**THE REQUEST**
In the entries below, find the lines that contain the word "source" and copy them.

**EXTRACTED RECORDS**
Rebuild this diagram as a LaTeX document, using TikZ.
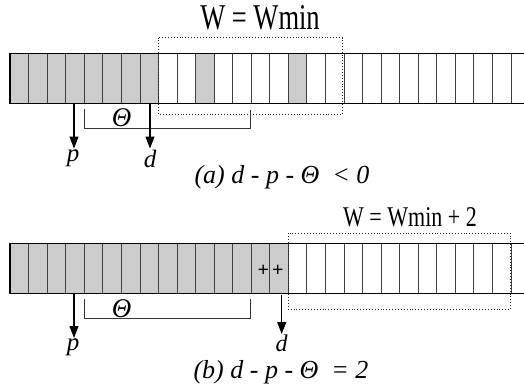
* * *
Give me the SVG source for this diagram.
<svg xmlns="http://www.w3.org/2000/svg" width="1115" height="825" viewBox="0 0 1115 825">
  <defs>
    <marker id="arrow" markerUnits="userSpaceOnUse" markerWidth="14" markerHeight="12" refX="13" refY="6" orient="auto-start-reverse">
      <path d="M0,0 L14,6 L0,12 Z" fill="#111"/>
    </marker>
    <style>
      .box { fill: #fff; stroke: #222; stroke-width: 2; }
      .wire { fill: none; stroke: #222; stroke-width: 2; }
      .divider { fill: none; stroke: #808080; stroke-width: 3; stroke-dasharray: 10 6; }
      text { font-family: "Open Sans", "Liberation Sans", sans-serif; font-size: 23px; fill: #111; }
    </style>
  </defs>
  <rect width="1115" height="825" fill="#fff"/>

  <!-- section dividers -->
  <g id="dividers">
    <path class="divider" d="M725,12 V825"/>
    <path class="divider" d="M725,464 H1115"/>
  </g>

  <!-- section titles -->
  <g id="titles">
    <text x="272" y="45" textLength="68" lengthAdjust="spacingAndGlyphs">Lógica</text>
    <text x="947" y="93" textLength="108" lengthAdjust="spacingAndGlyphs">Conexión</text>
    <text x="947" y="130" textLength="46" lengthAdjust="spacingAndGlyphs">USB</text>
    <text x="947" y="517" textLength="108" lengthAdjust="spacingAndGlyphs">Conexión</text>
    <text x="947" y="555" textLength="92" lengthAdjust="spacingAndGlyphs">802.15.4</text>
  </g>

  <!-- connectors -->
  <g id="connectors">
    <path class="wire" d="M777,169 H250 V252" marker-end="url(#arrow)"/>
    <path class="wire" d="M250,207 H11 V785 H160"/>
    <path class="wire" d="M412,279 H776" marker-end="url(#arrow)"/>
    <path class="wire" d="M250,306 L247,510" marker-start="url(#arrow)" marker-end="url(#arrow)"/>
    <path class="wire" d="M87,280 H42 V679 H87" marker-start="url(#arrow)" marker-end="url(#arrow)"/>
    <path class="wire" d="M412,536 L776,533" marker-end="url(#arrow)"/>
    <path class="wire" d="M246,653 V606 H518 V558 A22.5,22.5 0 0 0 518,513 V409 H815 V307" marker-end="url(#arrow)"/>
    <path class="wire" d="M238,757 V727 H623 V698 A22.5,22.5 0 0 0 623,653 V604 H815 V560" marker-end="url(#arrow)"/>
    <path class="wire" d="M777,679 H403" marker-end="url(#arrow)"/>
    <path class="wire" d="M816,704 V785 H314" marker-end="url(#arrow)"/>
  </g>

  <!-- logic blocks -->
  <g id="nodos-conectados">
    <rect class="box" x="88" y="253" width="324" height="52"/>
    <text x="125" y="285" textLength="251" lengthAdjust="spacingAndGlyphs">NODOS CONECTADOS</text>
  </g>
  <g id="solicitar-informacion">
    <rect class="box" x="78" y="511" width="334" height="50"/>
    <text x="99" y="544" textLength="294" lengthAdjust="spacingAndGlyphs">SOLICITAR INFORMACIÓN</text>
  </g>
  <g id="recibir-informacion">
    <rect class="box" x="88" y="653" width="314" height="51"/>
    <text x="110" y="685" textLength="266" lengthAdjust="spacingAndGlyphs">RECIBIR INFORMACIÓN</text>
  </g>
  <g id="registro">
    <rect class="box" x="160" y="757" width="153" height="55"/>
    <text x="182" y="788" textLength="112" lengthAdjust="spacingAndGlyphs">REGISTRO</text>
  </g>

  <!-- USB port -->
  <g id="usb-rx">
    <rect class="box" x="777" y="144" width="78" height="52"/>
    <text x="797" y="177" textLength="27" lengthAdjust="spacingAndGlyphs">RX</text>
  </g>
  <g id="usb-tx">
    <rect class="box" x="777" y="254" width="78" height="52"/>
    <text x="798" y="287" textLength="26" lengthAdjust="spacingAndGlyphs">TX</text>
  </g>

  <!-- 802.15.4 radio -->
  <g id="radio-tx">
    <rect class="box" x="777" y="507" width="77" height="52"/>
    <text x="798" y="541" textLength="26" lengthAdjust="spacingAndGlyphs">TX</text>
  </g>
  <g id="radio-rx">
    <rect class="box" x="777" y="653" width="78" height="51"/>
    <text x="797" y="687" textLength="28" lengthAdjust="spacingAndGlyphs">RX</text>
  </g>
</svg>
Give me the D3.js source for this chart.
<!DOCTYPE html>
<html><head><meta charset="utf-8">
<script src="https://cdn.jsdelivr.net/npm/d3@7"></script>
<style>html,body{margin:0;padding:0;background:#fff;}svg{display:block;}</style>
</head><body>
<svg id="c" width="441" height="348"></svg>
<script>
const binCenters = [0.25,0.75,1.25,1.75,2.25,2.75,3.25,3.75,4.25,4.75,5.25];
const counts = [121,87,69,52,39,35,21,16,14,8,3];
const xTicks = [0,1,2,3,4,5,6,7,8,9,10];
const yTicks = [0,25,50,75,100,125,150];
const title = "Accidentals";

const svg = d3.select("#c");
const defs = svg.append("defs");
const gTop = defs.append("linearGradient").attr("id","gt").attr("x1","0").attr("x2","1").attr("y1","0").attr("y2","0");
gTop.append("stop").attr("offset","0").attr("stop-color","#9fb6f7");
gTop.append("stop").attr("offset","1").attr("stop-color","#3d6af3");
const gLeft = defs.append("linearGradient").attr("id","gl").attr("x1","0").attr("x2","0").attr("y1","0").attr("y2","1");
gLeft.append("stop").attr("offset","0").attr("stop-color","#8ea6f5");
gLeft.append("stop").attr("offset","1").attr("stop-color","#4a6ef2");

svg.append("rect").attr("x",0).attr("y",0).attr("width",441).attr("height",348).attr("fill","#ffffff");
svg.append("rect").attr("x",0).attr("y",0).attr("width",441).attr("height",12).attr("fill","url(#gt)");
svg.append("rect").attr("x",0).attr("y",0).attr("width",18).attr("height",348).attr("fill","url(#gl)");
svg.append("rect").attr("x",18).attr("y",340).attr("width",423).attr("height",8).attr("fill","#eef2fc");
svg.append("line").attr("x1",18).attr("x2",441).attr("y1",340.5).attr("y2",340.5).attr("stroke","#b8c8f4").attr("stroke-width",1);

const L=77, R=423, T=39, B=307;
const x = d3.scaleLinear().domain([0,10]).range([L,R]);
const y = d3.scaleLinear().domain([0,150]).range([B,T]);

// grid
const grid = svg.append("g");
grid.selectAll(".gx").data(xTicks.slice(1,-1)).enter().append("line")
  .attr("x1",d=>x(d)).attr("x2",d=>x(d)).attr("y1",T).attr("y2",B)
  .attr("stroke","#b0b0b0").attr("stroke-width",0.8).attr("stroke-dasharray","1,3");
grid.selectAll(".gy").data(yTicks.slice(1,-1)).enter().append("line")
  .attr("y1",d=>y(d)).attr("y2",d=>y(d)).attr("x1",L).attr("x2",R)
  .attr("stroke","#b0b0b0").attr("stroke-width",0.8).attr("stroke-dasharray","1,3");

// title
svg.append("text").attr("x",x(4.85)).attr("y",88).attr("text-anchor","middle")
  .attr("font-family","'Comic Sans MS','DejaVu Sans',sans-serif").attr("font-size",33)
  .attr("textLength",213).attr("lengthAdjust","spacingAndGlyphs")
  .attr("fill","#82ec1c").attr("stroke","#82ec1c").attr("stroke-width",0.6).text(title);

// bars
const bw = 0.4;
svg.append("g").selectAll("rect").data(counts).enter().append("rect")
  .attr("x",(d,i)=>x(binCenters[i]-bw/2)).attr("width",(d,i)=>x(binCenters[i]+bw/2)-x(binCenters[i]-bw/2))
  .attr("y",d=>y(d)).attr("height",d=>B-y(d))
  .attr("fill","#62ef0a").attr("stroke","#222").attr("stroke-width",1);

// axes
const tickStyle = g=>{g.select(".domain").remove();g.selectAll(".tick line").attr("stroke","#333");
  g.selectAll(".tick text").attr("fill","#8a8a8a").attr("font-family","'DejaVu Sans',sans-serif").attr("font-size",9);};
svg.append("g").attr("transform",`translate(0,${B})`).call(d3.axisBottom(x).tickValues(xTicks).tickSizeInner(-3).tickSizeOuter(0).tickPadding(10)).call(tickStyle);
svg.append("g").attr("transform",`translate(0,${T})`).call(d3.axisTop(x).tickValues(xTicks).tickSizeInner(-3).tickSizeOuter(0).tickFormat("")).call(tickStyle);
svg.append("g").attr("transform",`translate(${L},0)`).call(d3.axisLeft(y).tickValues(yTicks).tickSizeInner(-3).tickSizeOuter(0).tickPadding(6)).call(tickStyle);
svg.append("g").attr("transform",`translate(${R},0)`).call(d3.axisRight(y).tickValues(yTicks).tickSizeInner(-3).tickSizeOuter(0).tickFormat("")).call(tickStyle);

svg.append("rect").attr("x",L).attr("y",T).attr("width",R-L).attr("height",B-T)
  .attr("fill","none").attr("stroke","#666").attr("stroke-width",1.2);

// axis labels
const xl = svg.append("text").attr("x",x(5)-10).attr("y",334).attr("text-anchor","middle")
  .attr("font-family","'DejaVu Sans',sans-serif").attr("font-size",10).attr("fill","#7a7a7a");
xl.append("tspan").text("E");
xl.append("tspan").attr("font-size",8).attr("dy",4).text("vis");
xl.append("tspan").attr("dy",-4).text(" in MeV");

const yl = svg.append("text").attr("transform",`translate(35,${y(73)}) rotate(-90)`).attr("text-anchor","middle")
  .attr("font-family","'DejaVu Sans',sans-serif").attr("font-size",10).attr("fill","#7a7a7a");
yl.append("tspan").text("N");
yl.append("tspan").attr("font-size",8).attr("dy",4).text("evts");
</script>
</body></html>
---
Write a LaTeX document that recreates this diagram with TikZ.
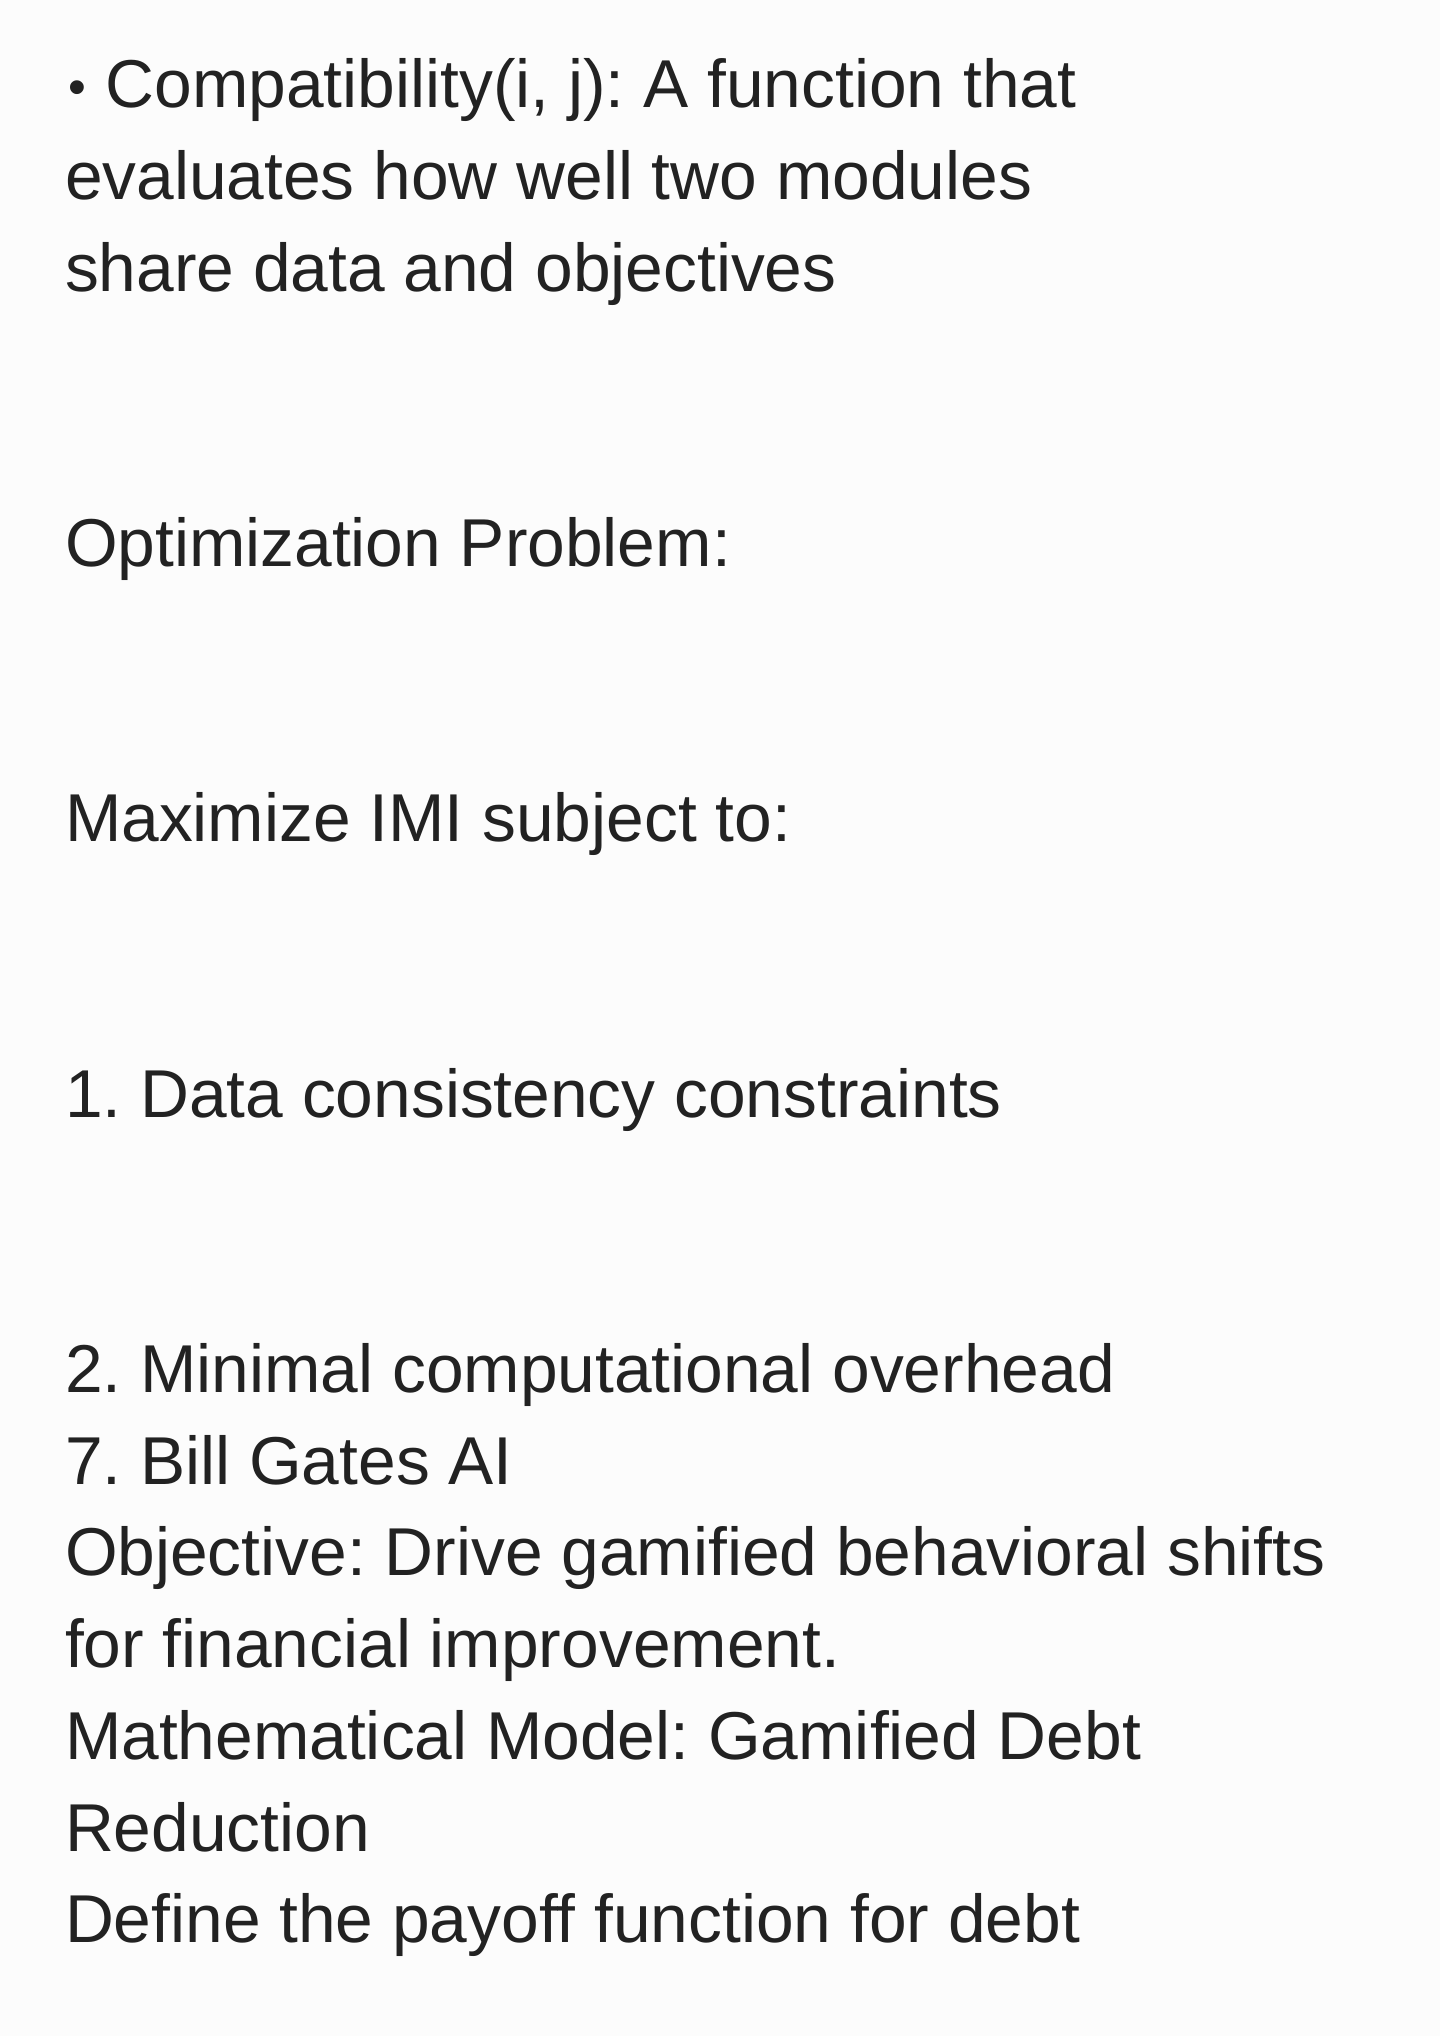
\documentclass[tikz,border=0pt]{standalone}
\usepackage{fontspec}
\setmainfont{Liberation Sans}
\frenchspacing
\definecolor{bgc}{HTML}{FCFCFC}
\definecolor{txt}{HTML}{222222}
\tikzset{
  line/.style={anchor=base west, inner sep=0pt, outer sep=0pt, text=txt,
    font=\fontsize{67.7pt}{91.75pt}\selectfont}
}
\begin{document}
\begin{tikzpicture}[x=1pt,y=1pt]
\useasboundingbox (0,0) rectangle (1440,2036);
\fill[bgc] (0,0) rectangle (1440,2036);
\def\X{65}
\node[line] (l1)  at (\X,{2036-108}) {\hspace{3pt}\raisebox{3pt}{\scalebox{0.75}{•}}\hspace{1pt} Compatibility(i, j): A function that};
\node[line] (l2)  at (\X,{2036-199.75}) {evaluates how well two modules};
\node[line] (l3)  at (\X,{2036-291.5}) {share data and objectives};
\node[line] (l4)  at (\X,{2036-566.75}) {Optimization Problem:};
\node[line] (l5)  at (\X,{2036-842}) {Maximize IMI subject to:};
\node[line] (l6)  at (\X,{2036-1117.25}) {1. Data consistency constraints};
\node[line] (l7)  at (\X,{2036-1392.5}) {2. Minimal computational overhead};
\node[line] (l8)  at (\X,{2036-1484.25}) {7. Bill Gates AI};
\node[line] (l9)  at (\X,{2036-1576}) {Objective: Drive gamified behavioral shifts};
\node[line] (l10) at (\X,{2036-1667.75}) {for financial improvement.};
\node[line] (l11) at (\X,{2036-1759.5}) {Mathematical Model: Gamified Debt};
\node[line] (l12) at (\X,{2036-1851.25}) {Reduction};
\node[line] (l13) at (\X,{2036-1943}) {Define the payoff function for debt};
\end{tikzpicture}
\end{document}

**WRITTEN ANSWER**
Give me the SVG source for this diagram.
Give me the D3.js source for this chart.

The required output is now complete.